Quirky World: The goats of Christmas trees past enjoy post-festive feast
Goats are known to eat just about anything, but it didn’t dawn on Vince Thomas until recently that the menu might include Christmas trees.
“They’ll eat the pine needles and leave the skeleton of the tree,” said Thomas, a longtime volunteer firefighter who has come up with a new use for his family-owned goat herding business, Goat Grazers.
Thomas is launching a scheme with the Truckee Meadows Fire Protection District on Friday to use his 40 goats to help recycle Christmas trees.
He says he got tired of watching people discard the trees in landfills or on public property, where they became a fire danger.
Thomas said his goats have been used in the past to help graze in areas with fire-prone weeds along the Sierra’s eastern front.
“We thought: ‘What a great way to get rid of the weeds’, ” he said. “We had the idea of doing just that with the recycling program and we thought about the trees.
“And the goats are great employees. They love their job and don’t complain.”
A hard-working pensioner has finally retired aged 90 — after 60 years’ service with one firm.
Dennis Gerrish was even still cycling to work every day Apetito in Wiltshire, where he was a gardener.
His career began in the 1950s when, at the age of 30, he joined the firm as a mechanic in the motor department at the old Waldens Farm Foods, until he switched roles in 1989.

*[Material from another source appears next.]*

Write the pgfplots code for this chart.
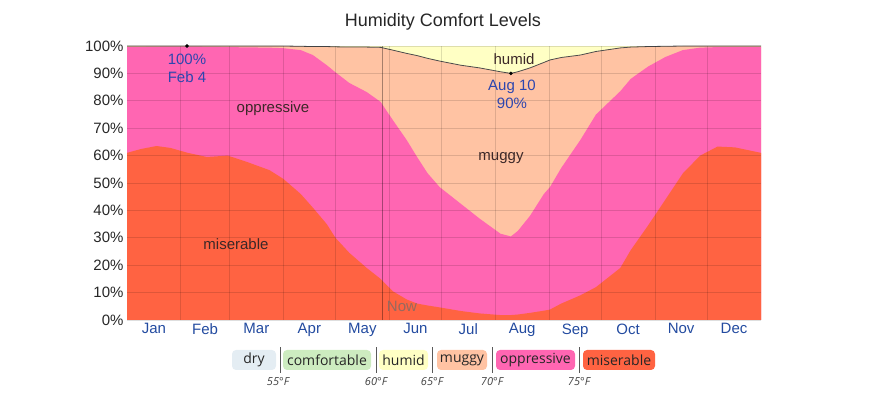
\documentclass[border=0pt]{standalone}
\usepackage{fontspec}
\setmainfont{Liberation Sans}
\newfontfamily\opensans{Open Sans}
\usepackage{pgfplots}
\pgfplotsset{compat=1.18}
\usepackage{pgfplotstable}

\definecolor{cmis}{RGB}{255,99,66}
\definecolor{copp}{RGB}{255,102,178}
\definecolor{cmug}{RGB}{255,195,163}
\definecolor{chum}{RGB}{255,255,196}
\definecolor{ccom}{RGB}{205,236,192}
\definecolor{cdry}{RGB}{228,237,243}
\definecolor{monthblue}{RGB}{35,75,160}
\definecolor{annblue}{RGB}{45,70,175}
\definecolor{lbltext}{RGB}{60,40,40}
\definecolor{nowtext}{RGB}{150,105,95}

\pgfplotstableread{
day M O G
0 61 99.6 100
8 62.4 99.6 100
17 63.5 99.7 100
25 62.8 99.8 100
35 61 99.8 100
46 59.5 99.7 100
58 60 99.6 100
69 57.7 99.5 100
82 54.7 99.4 100
90 51.5 99.2 100
100 46 98.5 99.9
107 41 96.7 99.8
115 35 93 99.8
120 30 90.4 99.7
128 24.5 86.5 99.6
138 19 83.2 99.6
146 15 79.6 99.5
153 10.5 73 98.5
161 7.5 65.7 97.3
167 6 59.5 96.5
173 5.3 53.6 95.5
180 4.6 48.5 94.5
192 3.3 42.5 93
203 2.4 37 92
215 1.8 31.5 90.6
221 1.8 30.5 90
225 2 32.5 90.6
232 2.6 38 92
240 3.4 46 94
243.5 3.8 48.5 94.9
250 6 55.5 95.8
261 9 65.7 96.7
270 12 75 98
284 19 83.5 99.3
290 25.5 88 99.6
300 34.5 92.5 99.8
310 44 96 99.9
320 53.5 98.5 100
330 60 99.4 100
340 63.3 99.6 100
350 63 99.6 100
365 61 99.6 100
}\humtable

\newcommand{\lblfont}{\fontsize{15}{18}\selectfont}

\begin{document}
\begin{tikzpicture}[x=1pt,y=1pt]
\path[use as bounding box] (0,0) rectangle (884,399);
\begin{axis}[
  at={(127pt,79pt)}, anchor=south west,
  scale only axis, width=634pt, height=274pt,
  xmin=0, xmax=365, ymin=0, ymax=100,
  axis on top, clip=false,
  axis line style={draw=none},
  ytick={0,10,...,100},
  yticklabels={0\%,10\%,20\%,30\%,40\%,50\%,60\%,70\%,80\%,90\%,100\%},
  xtick={15.5,45,74.5,105,135.5,166,196.5,227.5,258,288.5,319,349.5},
  xticklabels={Jan,Feb,Mar,Apr,May,Jun,Jul,Aug,Sep,Oct,Nov,Dec},
  minor xtick={31,59,90,120,151,181,212,243,273,304,334},
  xmajorgrids=false, xminorgrids=true, ymajorgrids=true,
  major tick length=0pt, minor tick length=0pt,
  grid style={black, opacity=0.13, line width=0.8pt},
  minor grid style={black, opacity=0.13, line width=0.8pt},
  tick label style={font=\fontsize{15}{18}\selectfont, text=black!85},
  x tick label style={text=monthblue},
]
\addplot[fill=chum, draw=none] coordinates {(0,100) (365,100)} \closedcycle;
\addplot[fill=cmug, draw=none] table[x=day,y=G] {\humtable} \closedcycle;
\addplot[fill=copp, draw=none] table[x=day,y=O] {\humtable} \closedcycle;
\addplot[fill=cmis, draw=none] table[x=day,y=M] {\humtable} \closedcycle;
\addplot[draw=black!70, line width=0.8pt] table[x=day,y=G] {\humtable};
\addplot[draw=black, opacity=0.35, line width=0.9pt] coordinates {(146.8,0) (146.8,100)};
\addplot[only marks, mark=*, mark size=1.6pt, black] coordinates {(34.5,100) (221,90)};
\end{axis}

% title
\node[font=\fontsize{18}{22}\selectfont, text=black!85] at (443,377) {Humidity Comfort Levels};

% area labels
\node[font=\lblfont, text=lbltext] at (273,290) {oppressive};
\node[font=\lblfont, text=lbltext] at (236,155) {miserable};
\node[font=\lblfont, text=lbltext] at (501,241) {muggy};
\node[font=\lblfont, text=lbltext] at (514,340) {humid};
\node[font=\lblfont, text=nowtext] at (402,93) {Now};

% annotations
\node[font=\lblfont, text=annblue, align=center, inner sep=0pt] at (187,331) {100\%\\[0pt]Feb 4};
\node[font=\lblfont, text=annblue, align=center, inner sep=0pt] at (512,305) {Aug 10\\[0pt]90\%};

% legend
\begin{scope}[every node/.style={font=\opensans\fontsize{14}{16}\selectfont, text=black!85}]
\fill[cdry, rounded corners=4pt] (232,29) rectangle (276,49);
\node at (254,39) {dry};
\fill[ccom, rounded corners=4pt] (283,29) rectangle (371,49);
\node at (327,39) {comfortable};
\fill[chum, rounded corners=4pt] (379,29) rectangle (428,49);
\node at (403.5,39) {humid};
\fill[cmug, rounded corners=4pt] (437,29) rectangle (487,49);
\node at (462,39) {muggy};
\fill[copp, rounded corners=4pt] (496,29) rectangle (575,49);
\node at (535.5,39) {oppressive};
\fill[cmis, rounded corners=4pt] (583,29) rectangle (655,49);
\node at (619,39) {miserable};
\end{scope}
\foreach \sx in {280,376,432,492,579}{\draw[black!65, line width=0.8pt] (\sx,26) -- (\sx,52);}
\begin{scope}[every node/.style={font=\opensans\itshape\fontsize{11}{13}\selectfont, text=black!75}]
\node at (278,17) {55°F};
\node at (376,17) {60°F};
\node at (432,17) {65°F};
\node at (492,17) {70°F};
\node at (579,17) {75°F};
\end{scope}
\end{tikzpicture}
\end{document}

Big fries are going back on the menu in Japan.
McDonald’s Japan confirmed it is to resume serving all portion sizes of fries on January 5 after resolving shortages due to labour disruptions on the US west coast. The fast-food giant began limiting customers to orders of small fries earlier this month.
The company said its fry inventory had improved thanks to air shipments and extra sea shipments from the US east coast. It apologised and said it would try to avoid further shortfalls at its 3,100 outlets in Japan.
Onlookers at a train station in northern India watched in awe as a monkey used all his powers to revive another monkey who suffered an electric shock and fell unconscious on the rail tracks.
The unconscious monkey fell down between the tracks, apparently after touching high-tension wires at the train station in the northern Indian city of Kanpur.
His companion came to the rescue and was captured on camera lifting the friend’s motionless body, shaking it, dipping it into a mud puddle and biting its head and skin — until the monkey came to after a few minutes and began moving again.
Neil Olson put up a Christmas tree when two of his sons went off to war in 1974, vowing not to take it down until all six children returned to his Wisconsin home for Christmas. The same tree, he says, is still standing in his living room.
Olson’s oldest son was injured in the Vietnam War, and his disability has stopped him from returning to Wausau from Washington state for Christmas. So the tree has stayed up, still covered in the same ornaments, tinsel, and lights as the day Olson decorated it. And the needles, though yellowing, are still there.
“The needles are kept on for a reason,” said Olson, 89. “It’s supernatural, I say.”
Five of Olson’s six sons live in Wausau. His youngest, Rich Olson, said the tree has become part of his father’s furniture.
“It’s like family now. I hate to take it down,” he said.Despite its permanent status in his home, Neil Olson hasn’t flicked on the lights since the year he put up the tree. The large, multi-
colored lights are now nearly 100 years old, he said.“It’d just blow up on me,” he joked. “All that dust on there. It’d be like an atomic bomb.”
Olson said he still hopes his oldest son, with whom he still talks, will make it home for Christmas one year.
“I bet you if my sixth boy comes home, the needles will drop right off,” he said.
He may not have used a broomstick or the floo network to get there, but a seal found miles from the sea has been named Dumbledore by animal rescue staff.
The adult grey seal was given the name of the Harry Potter wizard and Hogwarts headmaster by staff at RSPCA East Winch, Norfolk, where he is being treated.
He was taken to the specialist centre after being found more than 30km from the mouth of the River Mersey in a farmer’s field near Newton-le-Willows, Merseyside, on December 22.